“Endings have a great way of bringing up unfinished business.” – Lennox Joseph

When I moved to Washington, DC from Baltimore, MD in 2010, I started to panic about missing all the places I had to yet to visit. “I’ve never been to the Peabody Library or the American Visionary Art Museum!” Endings represent finiteness, and the dwindling window of opportunity. As we approach the end of something, or even the threat of an end, emotions like fear and worry rise to the surface.

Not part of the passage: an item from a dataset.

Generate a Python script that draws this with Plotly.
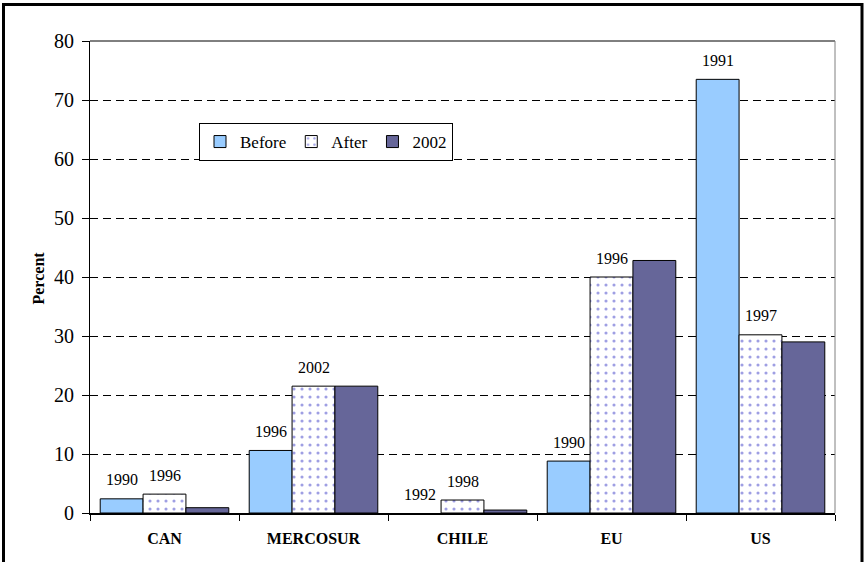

Within the workplace, a lot of things can signal an end and an opportunity about to be lost. It is important to know that any change will signal the end of something, and as you inch closer to the finish, employees might become more uncomfortable as the inevitable sets in. Here are three ways that employees might react to an end, and ways that you can more effectively support them manage the transition:

1. Venting – this is simply the vocalization of opinions, emotions, or points of view that have been previously withheld. Think of venting in literal terms. Similar to turning a pressure valve, venting includes a sometimes forceful release, but it relieves pent up or blockaded perspectives. (Example: An employee who sat by in silence while the team decided to convert to a new software, begins to outline all the reasons why the new software is no good just days before it gets installed on each employee’s computer.)
Encourage the release. Venting can be an important and cathartic process so it is important to make space and time for it.
Listen. Employees who vent typically feel unheard, either because they have yet to articulate their point of view, or because they already did and believe it fell on deaf ears. Recognize that employees who are venting in the face of an ending have something important to say.

2. Pivoting – this is a sudden shift in perspective that might seem out of nowhere. Someone who begins to advocate for a new solution, even before one process has ended, is pivoting. Pivoting is sometimes an avoidance tactic. If the person is not ready to face the end of something, and that end is seemingly inevitable, pivoting might feel safer than either accepting the incoming change or trying to prevent it. (Example: A team leader who immediately withdraws training allowances and begins to recruit new talent the moment their highest performing employee expresses interest in a role on a different team.)
Slow down. Employees who pivot move fast because it protects them from having to face the emotional pain of acknowledging the change. Slowing down brings into focus the true impact of the change, and helps employees move forward in a more reasoned and intentional way.

3. Regressing – this is clingingly fiercely to old ways and patterns, or suddenly reverting back to the prior ways of doing things. Regressing can be a sign that someone is not ready to face the end of something, but it can also be because there is a lack of a meaningful alternative to whatever currently exists.
Celebrate what was. Find out what was working well before, and identify ways to replicate or carry over some of those strengths into whatever comes next.
Find value in what will be. If there is nothing for someone to anchor onto, and end will simply represent a loss without anything gained. Identify and articulate the value of letting go and moving into a new way of being.

Above all, anticipate that endings will resurface anything unresolved. Anticipate these reactions and plan accordingly to better support employees to resolve issues from the past, process the loss of what was, celebrate what worked, and develop best practices for moving forward.